The U.S. Supreme Court Jan. 12 said the state of Florida's death penalty system is unconstitutional because it allows judges, rather than juries, to determine whether a convicted criminal should get a death sentence.
Michael B. Sheedy, executive director of the Florida Conference of Catholic Bishops in Tallahassee, said the conference was "pleased this decision was issued so promptly" on what was the first day of Florida's 2016 legislative session.
"This should compel the Legislature to address the issue immediately," he said in a statement emailed to Catholic News Service.
Ruling 8-1 in Hurst v. Florida, the high court said that the state's "capital sentencing scheme" violates the Sixth Amendment of the U.S. Constitution.
Writing for the majority, Justice Sonia Sotomayor said the amendment, which guarantees the rights of criminal defendants, "requires a jury, not a judge, to find each fact necessary to impose a sentence of death."
The case is named for Timothy Lee Hurst, convicted of the 1998 murder of his manager at a Pensacola, Florida, fast-food restaurant. In Florida, the jury plays an advisory role, deciding if the defendant is eligible for the death penalty, then a judge determines whether that sentence should be imposed.
In Hurst's case, a jury in 2000 decided 7-5 in favor of putting him to death. He was granted a new sentencing hearing on appeal, and the jury again recommended a death sentence. A judge again found the facts necessary to sentence Hurst to death, and the Florida Supreme Court affirmed that decision.

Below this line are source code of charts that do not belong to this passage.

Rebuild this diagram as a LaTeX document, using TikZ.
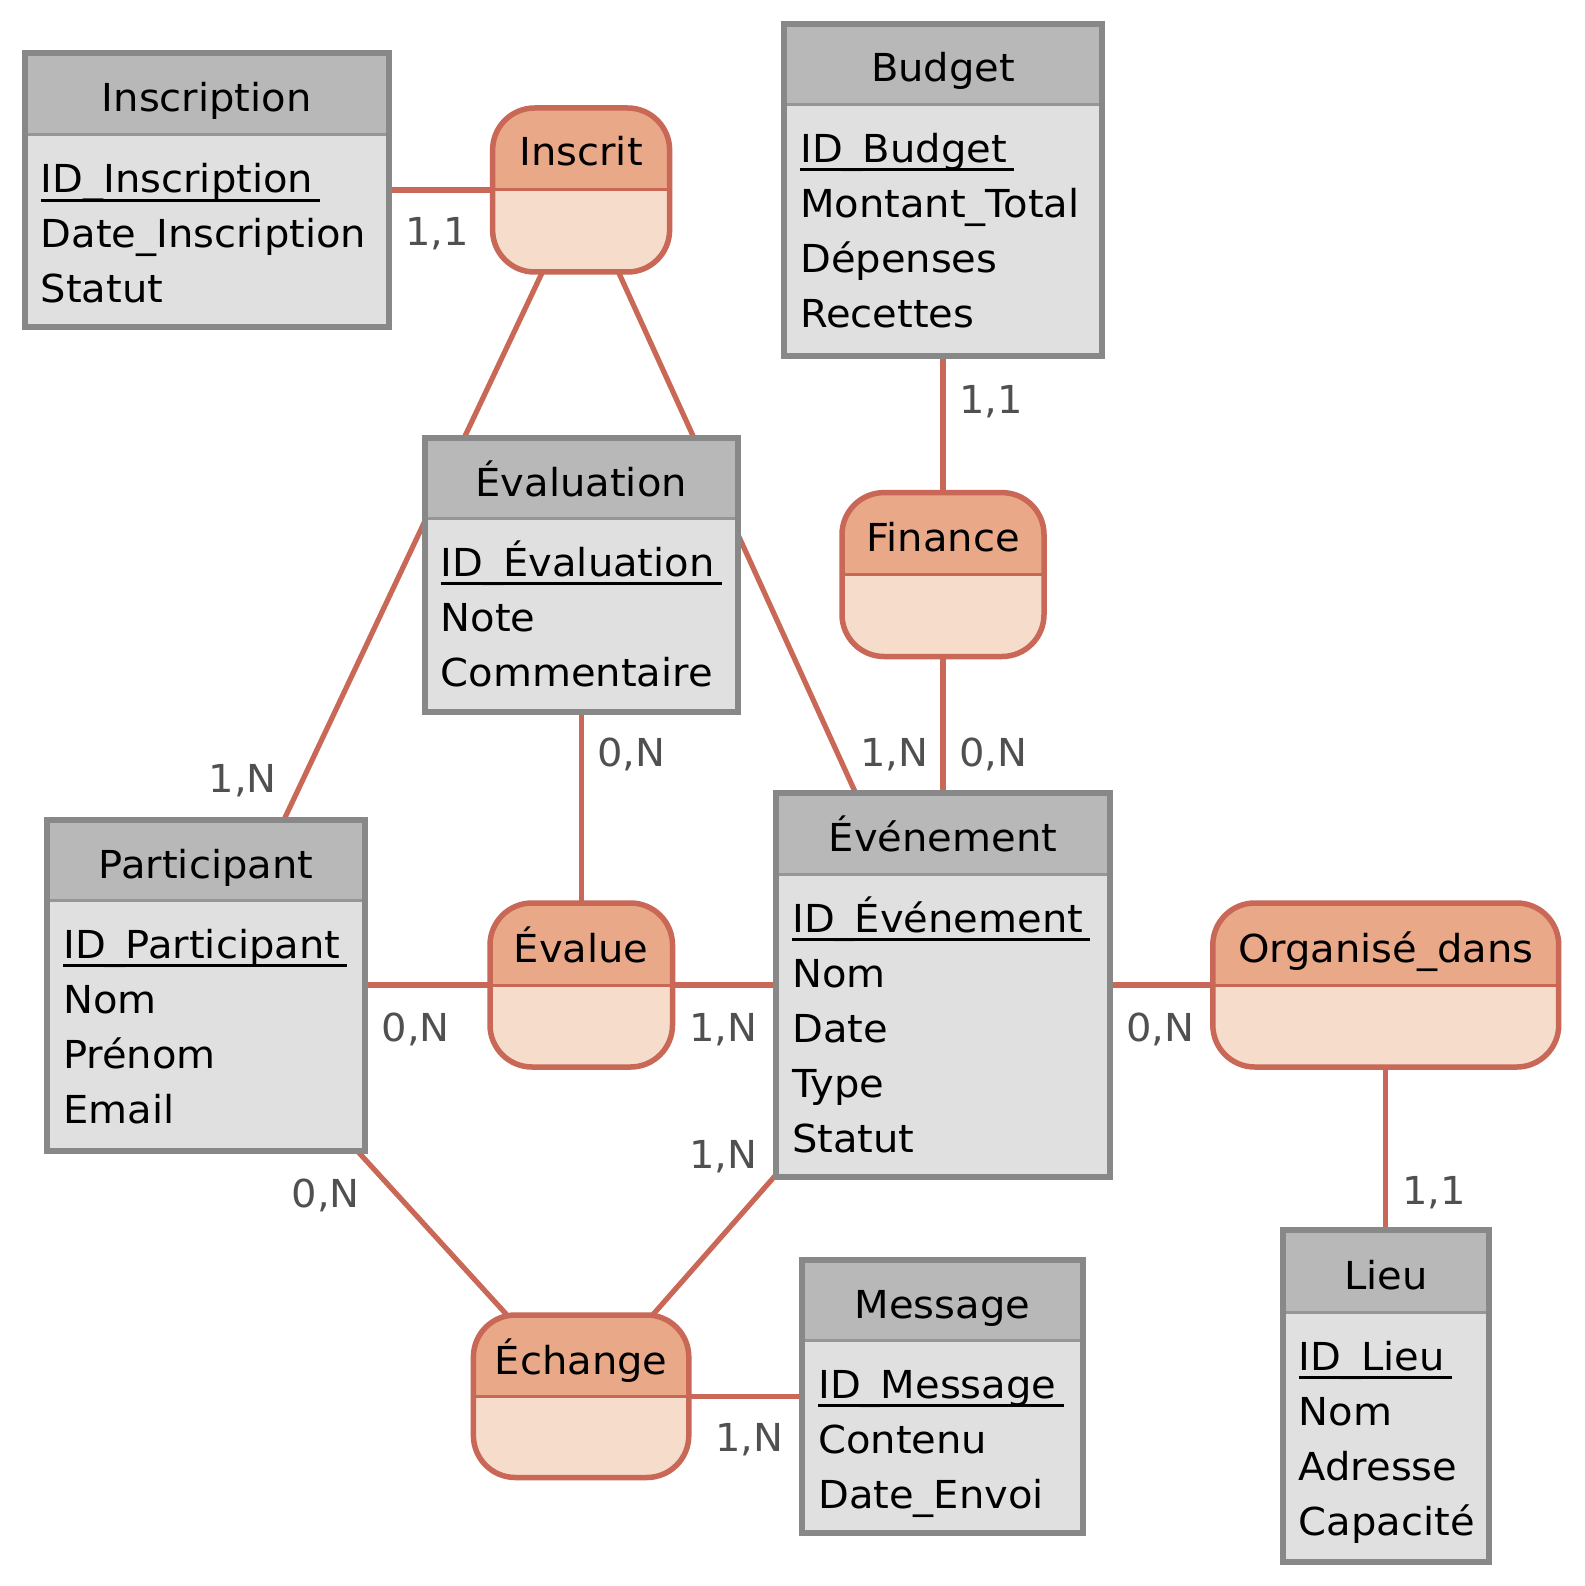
\documentclass[tikz,border=0pt]{standalone}
\usepackage{fontspec}
\setmainfont[FakeStretch=1.04]{DejaVu Sans}
\usetikzlibrary{fit}
\pgfdeclarelayer{bgwhite}
\pgfdeclarelayer{edges}
\pgfsetlayers{bgwhite,edges,main}
\definecolor{entborder}{HTML}{888888}
\definecolor{enthead}{HTML}{B8B8B8}
\definecolor{entbody}{HTML}{E0E0E0}
\definecolor{entsep}{HTML}{969696}
\definecolor{relborder}{HTML}{C96856}
\definecolor{relhead}{HTML}{E9A888}
\definecolor{relbody}{HTML}{F6DCCB}
\definecolor{cardgray}{HTML}{505050}
\newcommand{\us}{\char95\relax}
\newcommand{\erfont}{\fontsize{38.5}{46}\selectfont}
\newcommand{\erentity}[6]{%
  \fill[entbody] (#2,#3) rectangle (#4,#5);
  \fill[enthead] (#2,#3) rectangle (#4,#6);
  \draw[entsepline] (#2,#6) -- (#4,#6);
  \node[entframe, fit={(#2,#3) (#4,#5)}] (#1) {};
}
\newcommand{\errel}[6]{%
  \begin{scope}
    \clip[rounded corners=42pt] (#2,#3) rectangle (#4,#5);
    \fill[relbody] (#2,#3) rectangle (#4,#5);
    \fill[relhead] (#2,#3) rectangle (#4,#6);
    \draw[relsepline] (#2,#6) -- (#4,#6);
  \end{scope}
  \node[relframe, fit={(#2,#3) (#4,#5)}] (#1) {};
}
\newcommand{\ulnode}[1]{\draw[ulline] ([yshift=-7.3pt]#1.base west) -- ([xshift=7pt,yshift=-7.3pt]#1.base east);}
\begin{document}
\begin{tikzpicture}[x=1pt,y=-1pt,
  entframe/.style={draw=entborder, line width=6pt, inner sep=0pt},
  entsepline/.style={draw=entsep, line width=3pt},
  relframe/.style={draw=relborder, line width=5.5pt, inner sep=0pt, rounded corners=42pt},
  relsepline/.style={draw=relborder, line width=3pt},
  ttl/.style={anchor=base, inner sep=0pt, font=\erfont},
  attr/.style={anchor=base west, inner sep=0pt, font=\erfont},
  ulline/.style={draw=black, line width=2.7pt},
  card/.style={anchor=base, inner sep=0pt, font=\erfont, text=cardgray},
  link/.style={draw=relborder, line width=5.2pt}
]
\begin{pgfonlayer}{bgwhite}
  \fill[white] (0,0) rectangle (1584,1586);
\end{pgfonlayer}
\useasboundingbox (0,0) rectangle (1584,1586);

% ---------- Entities ----------
\erentity{insc}{24.5}{53}{389}{327}{135}
\node[ttl] (insc-t) at (206.75,112) {Inscription};
\node[attr] (insc-a1) at (40.5,193) {ID\us Inscription};
\ulnode{insc-a1}
\node[attr] (insc-a2) at (40.5,248) {Date\us Inscription};
\node[attr] (insc-a3) at (40.5,303) {Statut};

\erentity{budget}{784}{24}{1102}{356}{104.5}
\node[ttl] (budget-t) at (943,82) {Budget};
\node[attr] (budget-a1) at (800,162.5) {ID\us Budget};
\ulnode{budget-a1}
\node[attr] (budget-a2) at (800,217.5) {Montant\us Total};
\node[attr] (budget-a3) at (800,272.5) {Dépenses};
\node[attr] (budget-a4) at (800,327.5) {Recettes};

\erentity{evala}{424.5}{438}{738}{711.5}{518.5}
\node[ttl] (evala-t) at (581.25,496) {Évaluation};
\node[attr] (evala-a1) at (440.5,576.5) {ID\us Évaluation};
\ulnode{evala-a1}
\node[attr] (evala-a2) at (440.5,631.5) {Note};
\node[attr] (evala-a3) at (440.5,686.5) {Commentaire};

\erentity{part}{47}{819.5}{365}{1150.5}{900}
\node[ttl] (part-t) at (206,878) {Participant};
\node[attr] (part-a1) at (63,958) {ID\us Participant};
\ulnode{part-a1}
\node[attr] (part-a2) at (63,1013) {Nom};
\node[attr] (part-a3) at (63,1068) {Prénom};
\node[attr] (part-a4) at (63,1123) {Email};

\erentity{evt}{776}{793}{1110}{1177}{874}
\node[ttl] (evt-t) at (943,851.5) {Événement};
\node[attr] (evt-a1) at (792,932) {ID\us Événement};
\ulnode{evt-a1}
\node[attr] (evt-a2) at (792,987) {Nom};
\node[attr] (evt-a3) at (792,1042) {Date};
\node[attr] (evt-a4) at (792,1097) {Type};
\node[attr] (evt-a5) at (792,1152) {Statut};

\erentity{lieu}{1282.5}{1230}{1489}{1561.5}{1312}
\node[ttl] (lieu-t) at (1385.75,1289) {Lieu};
\node[attr] (lieu-a1) at (1298.5,1370) {ID\us Lieu};
\ulnode{lieu-a1}
\node[attr] (lieu-a2) at (1298.5,1425) {Nom};
\node[attr] (lieu-a3) at (1298.5,1480) {Adresse};
\node[attr] (lieu-a4) at (1298.5,1535) {Capacité};

\erentity{msg}{802}{1259.5}{1083}{1533}{1340}
\node[ttl] (msg-t) at (942.5,1318) {Message};
\node[attr] (msg-a1) at (818,1398) {ID\us Message};
\ulnode{msg-a1}
\node[attr] (msg-a2) at (818,1453) {Contenu};
\node[attr] (msg-a3) at (818,1508) {Date\us Envoi};

% ---------- Relationships ----------
\errel{inscrit}{492.6}{108}{669.6}{272}{190}
\node[ttl] (inscrit-t) at (581.1,166) {Inscrit};
\errel{finance}{842}{492.6}{1044}{656.5}{574.5}
\node[ttl] (finance-t) at (943,551.5) {Finance};
\errel{evalue}{490}{903}{672.5}{1067}{985}
\node[ttl] (evalue-t) at (581.25,962) {Évalue};
\errel{orga}{1212.8}{903}{1558.7}{1067}{985}
\node[ttl] (orga-t) at (1385.75,962) {Organisé\us dans};
\errel{echange}{473.4}{1315}{688.8}{1477.5}{1396.25}
\node[ttl] (echange-t) at (581.1,1374) {Échange};

% ---------- Connectors ----------
\begin{pgfonlayer}{edges}
  \draw[link] (insc.center) -- (inscrit.center);
  \draw[link] (part.center) -- (inscrit.center);
  \draw[link] (evt.center) -- (inscrit.center);
  \draw[link] (budget.center) -- (finance.center);
  \draw[link] (finance.center) -- (evt.center);
  \draw[link] (evala.center) -- (evalue.center);
  \draw[link] (part.center) -- (evalue.center);
  \draw[link] (evalue.center) -- (evt.center);
  \draw[link] (evt.center) -- (orga.center);
  \draw[link] (orga.center) -- (lieu.center);
  \draw[link] (part.center) -- (echange.center);
  \draw[link] (evt.center) -- (echange.center);
  \draw[link] (echange.center) -- (msg.center);
\end{pgfonlayer}

% ---------- Cardinalities ----------
\node[card] (c1) at (437,245.6) {1,1};
\node[card] (c2) at (242.8,792.9) {1,N};
\node[card] (c3) at (894.2,766.6) {1,N};
\node[card] (c4) at (991.3,413.5) {1,1};
\node[card] (c5) at (993.3,766.6) {0,N};
\node[card] (c6) at (631.2,766.6) {0,N};
\node[card] (c7) at (415.7,1041.7) {0,N};
\node[card] (c8) at (723.2,1041.7) {1,N};
\node[card] (c9) at (1160.2,1041.7) {0,N};
\node[card] (c10) at (1434.3,1204.5) {1,1};
\node[card] (c11) at (325.7,1207.6) {0,N};
\node[card] (c12) at (723.2,1168.1) {1,N};
\node[card] (c13) at (749.5,1451.3) {1,N};
\end{tikzpicture}
\end{document}
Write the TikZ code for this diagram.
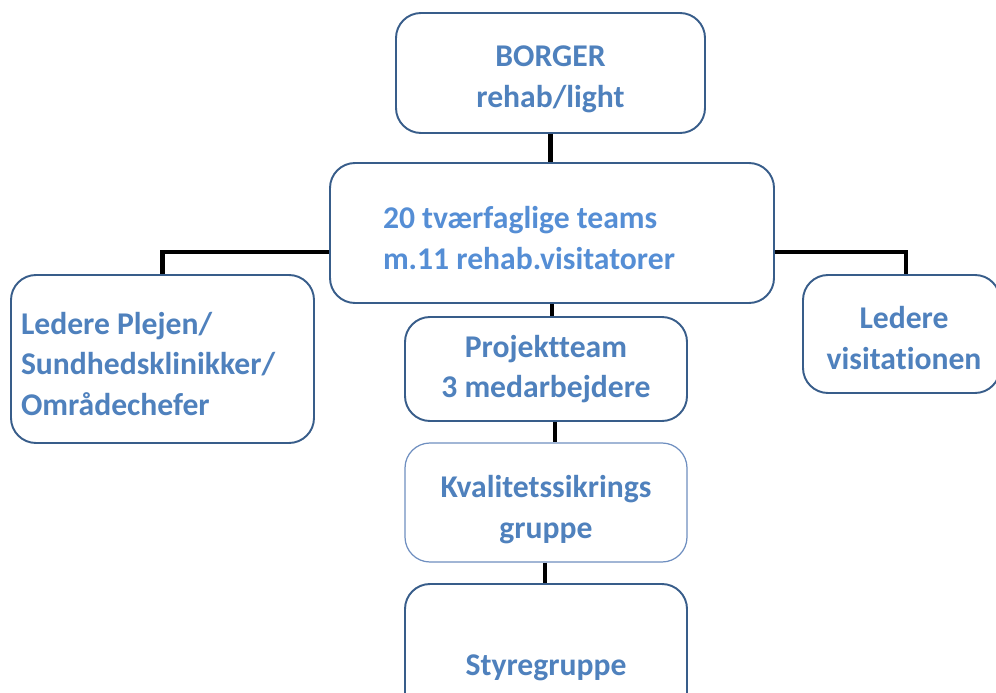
\documentclass[tikz,border=0pt]{standalone}
\usepackage{fontspec}
\setmainfont{Carlito}[Ligatures=NoCommon]
\usetikzlibrary{positioning}
\definecolor{boxline}{HTML}{385D8A}
\definecolor{lightline}{HTML}{6F8FC0}
\definecolor{boxtext}{HTML}{4F81BD}
\definecolor{teamtext}{HTML}{558ED5}
\newcommand{\lift}[1]{\rule{0pt}{#1}}

\begin{document}
\begin{tikzpicture}[box/.style={draw=boxline,line width=1.1pt,fill=white,rounded corners=0.5cm,inner sep=0pt,font=\fontsize{18}{23}\selectfont\bfseries,text=boxtext,align=center},link/.style={line width=2.8pt,black}]
\clip (0,0) rectangle (19.92,-13.86);
\node (borger) [box,minimum width=6.18cm,minimum height=2.4cm] at (11.01,-1.46) {\lift{0.66cm}BORGER\\rehab/light};
\node (teams) [box,text=teamtext,align=flush left,text width=6.76cm,inner xsep=1.06cm,minimum height=2.8cm] at (11.04,-4.66) {\lift{0.64cm}20 tværfaglige teams\\m.11 rehab.visitatorer};
\node (plejen) [box,align=flush left,text width=5.66cm,inner xsep=0.2cm,minimum height=3.36cm] at (3.25,-7.18) {\lift{0.64cm}Ledere Plejen/\\Sundhedsklinikker/\\Områdechefer};
\node (visitation) [box,minimum width=3.94cm,minimum height=2.36cm] at (18.03,-6.68) {\lift{0.6cm}\hspace*{0.1cm}Ledere\\\hspace*{0.1cm}visitationen};
\node (projekt) [box,minimum width=5.64cm,minimum height=2.08cm] at (10.92,-7.38) {Projektteam\\3 medarbejdere};
\node (kvalitet) [box,draw=lightline,line width=0.7pt,minimum width=5.64cm,minimum height=2.38cm] at (10.92,-10.05) {\lift{0.72cm}Kvalitetssikrings\\gruppe};
\node (styre) [box,minimum width=5.64cm,minimum height=3.2cm] at (10.92,-13.28) {\lift{0.58cm}Styregruppe};
\draw[link] (borger.south) -- (borger.south |- teams.north);
\draw[link] ([yshift=-0.38cm]teams.west) -| (plejen.north);
\draw[link] ([yshift=-0.38cm]teams.east) -| ([xshift=0.09cm]visitation.north);
\draw[link] (teams.south) -- (teams.south |- projekt.north);
\draw[link] ([xshift=0.18cm]projekt.south) -- ([xshift=0.18cm]kvalitet.north);
\draw[link] ([xshift=-0.02cm]kvalitet.south) -- ([xshift=-0.02cm]styre.north);
\end{tikzpicture}
\end{document}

Hurst's lawyers in an appeal to the U.S. Supreme Court argued his sentence violated the Sixth Amendment.
According to an AP story, the Supreme Court returned the case to the Florida Supreme Court, which now must review Hurst's sentence and determine if he should get a new sentencing hearing.
Justice Sam Alito was the lone dissenter in the ruling. He said that Florida judges are simply reviewing what juries in such cases have already decided.
According to Sheedy, Florida's Catholic conference, which is the public policy arm of the state's bishops, "has long identified the need to address Florida's flawed death sentencing scheme despite our position that life imprisonment without parole is an alternative that keeps society safe and renders the death penalty unnecessary."
"Florida currently requires unanimous verdicts in every case in which juries are summoned, with the exception of sentencing someone to death," he continued in his statement to CNS. "We urge the Florida Legislature to respond to this decision by passing legislation which requires juries, as a collective body and conscience of the community, to be unanimous in the finding of aggravating circumstances and in recommending death over life imprisonment."